Young adults from 20 to 29 years of age who gave birth in their teenage years are less likely to hold a high school diploma or GED, relative to their counterparts who did not have a teen birth. Overall, 53 percent of young women who gave birth as teens received a high school diploma, compared with 90 percent of those who did not. However, women who had a teen birth were much more likely to have a GED (17 percent) than women who did not (4 percent).
Breaking this number down by race and ethnicity, African American teen mothers are most likely to have a high school degree (62 percent), followed by whites (53 percent) and Hispanics (47 percent).

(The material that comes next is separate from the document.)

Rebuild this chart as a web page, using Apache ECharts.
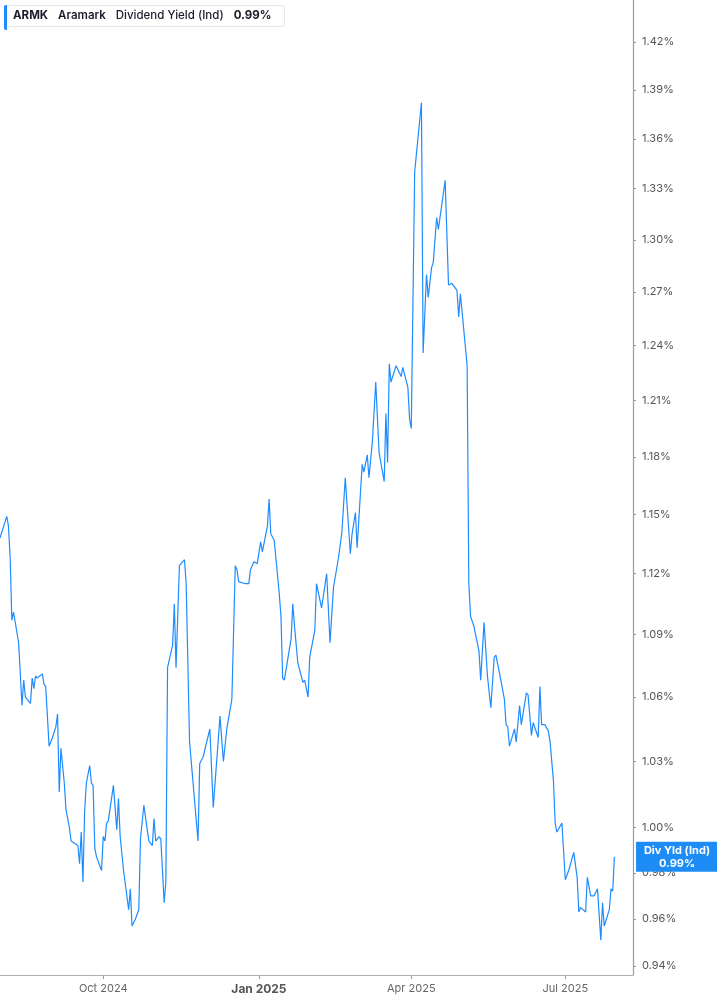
<!DOCTYPE html>
<html>
<head>
<meta charset="utf-8">
<script src="https://cdn.jsdelivr.net/npm/echarts@6/dist/echarts.min.js"></script>
<style>
html,body{margin:0;padding:0;background:#fff;}
#chart{width:717px;height:1005px;}
</style>
</head>
<body>
<div id="chart"></div>
<script>
// ---- data (ARMK dividend yield, %) ----
const ticker = 'ARMK';
const company = 'Aramark';
const metric = 'Dividend Yield (Ind)';
const shortMetric = 'Div Yld (Ind)';

const dates = [
'2024-08-01','2024-08-05','2024-08-06','2024-08-07','2024-08-08','2024-08-09','2024-08-12','2024-08-14','2024-08-15','2024-08-16','2024-08-19','2024-08-20','2024-08-21','2024-08-22','2024-08-23','2024-08-26','2024-08-27','2024-08-28','2024-08-29','2024-08-30',
'2024-09-01','2024-09-03','2024-09-04','2024-09-05','2024-09-06','2024-09-08','2024-09-09','2024-09-11','2024-09-12','2024-09-14','2024-09-16','2024-09-17','2024-09-18','2024-09-19','2024-09-20','2024-09-21','2024-09-23','2024-09-24','2024-09-25','2024-09-26','2024-09-27','2024-09-30',
'2024-10-01','2024-10-02','2024-10-03','2024-10-04','2024-10-07','2024-10-09','2024-10-10','2024-10-11','2024-10-13','2024-10-16','2024-10-17','2024-10-18','2024-10-20','2024-10-22','2024-10-23','2024-10-25','2024-10-27','2024-10-28','2024-10-30','2024-10-31',
'2024-11-01','2024-11-03','2024-11-04','2024-11-06','2024-11-07','2024-11-08','2024-11-11','2024-11-12','2024-11-13','2024-11-15','2024-11-18','2024-11-19','2024-11-21','2024-11-26','2024-11-27','2024-11-29',
'2024-12-03','2024-12-05','2024-12-06','2024-12-09','2024-12-11','2024-12-13','2024-12-16','2024-12-18','2024-12-19','2024-12-20','2024-12-24','2024-12-26','2024-12-27','2024-12-29','2024-12-30','2024-12-31',
'2025-01-02','2025-01-03','2025-01-06','2025-01-07','2025-01-08','2025-01-10','2025-01-13','2025-01-14','2025-01-15','2025-01-16','2025-01-20','2025-01-21','2025-01-22','2025-01-24','2025-01-27','2025-01-28','2025-01-30','2025-01-31',
'2025-02-03','2025-02-04','2025-02-07','2025-02-10','2025-02-12','2025-02-14','2025-02-17','2025-02-19','2025-02-20','2025-02-21','2025-02-24','2025-02-25','2025-02-27','2025-02-28',
'2025-03-03','2025-03-04','2025-03-06','2025-03-07','2025-03-09','2025-03-11','2025-03-12','2025-03-13','2025-03-16','2025-03-17','2025-03-18','2025-03-19','2025-03-20','2025-03-23','2025-03-24','2025-03-26','2025-03-27','2025-03-30','2025-03-31',
'2025-04-01','2025-04-03','2025-04-07','2025-04-08','2025-04-10','2025-04-11','2025-04-13','2025-04-14','2025-04-16','2025-04-17','2025-04-21','2025-04-23','2025-04-24','2025-04-25','2025-04-28','2025-04-29','2025-04-30',
'2025-05-02','2025-05-04','2025-05-05','2025-05-06','2025-05-08','2025-05-09','2025-05-11','2025-05-12','2025-05-14','2025-05-16','2025-05-18','2025-05-19','2025-05-20','2025-05-21','2025-05-23','2025-05-26','2025-05-27','2025-05-28','2025-05-29',
'2025-06-01','2025-06-02','2025-06-04','2025-06-05','2025-06-08','2025-06-09','2025-06-11','2025-06-12','2025-06-15','2025-06-16','2025-06-17','2025-06-19','2025-06-21','2025-06-22','2025-06-24','2025-06-25','2025-06-26','2025-06-29',
'2025-07-01','2025-07-03','2025-07-06','2025-07-08','2025-07-09','2025-07-10','2025-07-13','2025-07-14','2025-07-16','2025-07-18','2025-07-20','2025-07-22','2025-07-23','2025-07-24','2025-07-27','2025-07-28','2025-07-29','2025-07-30'
];

const yields = [
1.138,1.149,1.144,1.128,1.097,1.101,1.086,1.056,1.068,1.060,1.057,1.069,1.064,1.070,1.069,1.071,1.066,1.065,1.051,1.037,
1.041,1.046,1.052,1.016,1.036,1.020,1.008,1.000,0.994,0.993,0.992,0.984,0.998,0.976,1.007,1.020,1.028,1.020,1.019,0.991,0.987,0.981,
0.996,0.994,1.002,1.003,1.019,0.999,1.013,0.996,0.981,0.964,0.973,0.957,0.960,0.964,0.995,1.010,0.999,0.994,0.992,1.004,
0.994,0.996,0.995,0.967,0.976,1.074,1.085,1.105,1.074,1.124,1.127,1.115,1.039,0.994,1.029,1.032,
1.045,1.009,1.009,1.051,1.030,1.045,1.059,1.124,1.122,1.116,1.115,1.115,1.122,1.126,1.127,1.125,
1.136,1.131,1.144,1.158,1.140,1.137,1.110,1.099,1.069,1.068,1.088,1.105,1.094,1.076,1.067,1.068,1.060,1.079,
1.092,1.115,1.103,1.120,1.086,1.113,1.128,1.141,1.140,1.169,1.130,1.140,1.151,1.133,
1.176,1.172,1.181,1.169,1.188,1.220,1.220,1.182,1.167,1.203,1.177,1.230,1.220,1.229,1.230,1.223,1.228,1.217,1.200,
1.195,1.340,1.382,1.236,1.280,1.267,1.284,1.287,1.313,1.306,1.335,1.274,1.273,1.275,1.271,1.256,1.269,
1.249,1.229,1.115,1.099,1.094,1.094,1.082,1.068,1.096,1.070,1.055,1.055,1.079,1.080,1.072,1.059,1.047,1.046,1.037,
1.045,1.039,1.056,1.047,1.062,1.061,1.042,1.048,1.041,1.065,1.047,1.047,1.044,1.039,1.021,1.002,0.998,1.002,
0.977,0.981,0.989,0.978,0.963,0.965,0.963,0.978,0.970,0.970,0.973,0.951,0.967,0.957,0.964,0.973,0.972,0.987
];

const yTickLabels = [0.94,0.96,0.98,1.00,1.03,1.06,1.09,1.12,1.15,1.18,1.21,1.24,1.27,1.30,1.33,1.36,1.39,1.42];
const xTickLabels = ['2024-10-01','2025-01-01','2025-04-01','2025-07-01'];
const xRange = ['2024-08-01','2025-08-10'];
const yRange = [0.9363, 1.4469];

// ---- chart: dates as timestamps on a value axis, yields on a log-scaled value axis ----
const ln = Math.log;
const ts = s => { const p = s.split('-').map(Number); return Date.UTC(p[0], p[1] - 1, p[2]); };
const seriesData = dates.map((d, i) => [ts(d), ln(yields[i])]);
const lastVal = yields[yields.length - 1];
const months = ['Jan','Feb','Mar','Apr','May','Jun','Jul','Aug','Sep','Oct','Nov','Dec'];
const FONT = 'Inter, "Noto Sans", sans-serif';

const chart = echarts.init(document.getElementById('chart'), null, {renderer: 'canvas'});
chart.setOption({
  animation: false,
  backgroundColor: '#ffffff',
  textStyle: {fontFamily: FONT},
  title: {
    left: 5, top: 5,
    text: '{a|' + ticker + '}{m|' + company + '}{n|' + metric + '}{e|' + lastVal.toFixed(2) + '%}',
    backgroundColor: '#ffffff',
    borderColor: '#e8e8e8',
    borderWidth: 1,
    borderRadius: 3,
    padding: [5, 13, 5, 8],
    textStyle: {
      rich: {
        a: {fontFamily: FONT, fontSize: 11.5, fontWeight: 700, color: '#1b1b2b', padding: [0, 10, 0, 0]},
        m: {fontFamily: FONT, fontSize: 11.5, fontWeight: 600, color: '#1b1b2b', padding: [0, 10, 0, 0]},
        n: {fontFamily: FONT, fontSize: 11.5, fontWeight: 500, color: '#1b1b2b', padding: [0, 10, 0, 0]},
        e: {fontFamily: FONT, fontSize: 11.5, fontWeight: 700, color: '#1b1b2b'}
      }
    }
  },
  graphic: [{
    type: 'rect', left: 4, top: 5, z: 10,
    shape: {width: 3, height: 25, r: [2, 0, 0, 2]},
    style: {fill: '#1e8cff'}
  }],
  grid: {left: 0, right: 84, top: 0, bottom: 30, containLabel: false},
  xAxis: {
    type: 'value',
    min: ts(xRange[0]), max: ts(xRange[1]),
    scale: true,
    axisLine: {show: true, onZero: false, lineStyle: {color: '#b0b0b0', width: 1.2}},
    axisTick: {show: true, customValues: xTickLabels.map(ts), length: 4, lineStyle: {color: '#999'}},
    splitLine: {show: false},
    axisLabel: {
      customValues: xTickLabels.map(ts),
      margin: 8,
      fontSize: 11,
      color: '#666',
      fontFamily: FONT,
      formatter: function (v) {
        const d = new Date(v);
        const s = months[d.getUTCMonth()] + ' ' + d.getUTCFullYear();
        return d.getUTCMonth() === 0 ? '{b|' + s + '}' : s;
      },
      rich: {b: {fontSize: 12, fontWeight: 700, color: '#555', fontFamily: FONT}}
    }
  },
  yAxis: {
    type: 'value',
    position: 'right',
    min: ln(yRange[0]), max: ln(yRange[1]),
    scale: true,
    axisLine: {show: true, onZero: false, lineStyle: {color: '#999', width: 1.2}},
    axisTick: {show: true, customValues: yTickLabels.map(ln), length: 3, lineStyle: {color: '#999'}},
    splitLine: {show: false},
    axisLabel: {
      customValues: yTickLabels.map(ln),
      margin: 9,
      fontSize: 11,
      color: '#555',
      fontFamily: FONT,
      formatter: v => Math.exp(v).toFixed(2) + '%'
    }
  },
  series: [{
    type: 'line',
    data: seriesData,
    symbol: 'none',
    lineStyle: {color: '#1e8cff', width: 1.2},
    clip: false,
    markPoint: {
      silent: true,
      symbol: 'circle',
      symbolSize: 0.1,
      itemStyle: {color: 'rgba(0,0,0,0)'},
      data: [{coord: [ts(xRange[1]), ln(lastVal)], value: lastVal}],
      label: {
        show: true,
        position: 'right',
        distance: 3,
        formatter: p => '{t|' + shortMetric + '}\n{t|' + p.value.toFixed(2) + '%}',
        backgroundColor: '#1e8cf5',
        padding: [2, 8, 2, 8],
        rich: {
          t: {width: 66, align: 'center', color: '#ffffff', fontFamily: FONT, fontSize: 11, fontWeight: 700, lineHeight: 13}
        }
      }
    }
  }]
});
</script>
</body>
</html>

White 20- to 29-year-olds who were teen mothers, however, are more likely to have received a GED (24 percent) than their black and Hispanic counterparts (11 and 8 percent, respectively). In comparison, Hispanic women who had a teen birth were more likely to receive no educational credential: 45 percent received neither a diploma or a GED, compared with 27 percent of African Americans and 22 percent of whites.
Educators are critical partners in reducing teen pregnancy rates and connecting pregnant and parenting youth to the services they need to continue their education. School-based prevention efforts should include a combination of strategies to improve student engagement, including instruction on healthy relationships and sex education. It is also critical to help young mothers stay in school. This means identifying child care options, providing emotional support as girls navigate both motherhood and their relationships with the fathers of their children, and connecting young mothers with financial resources.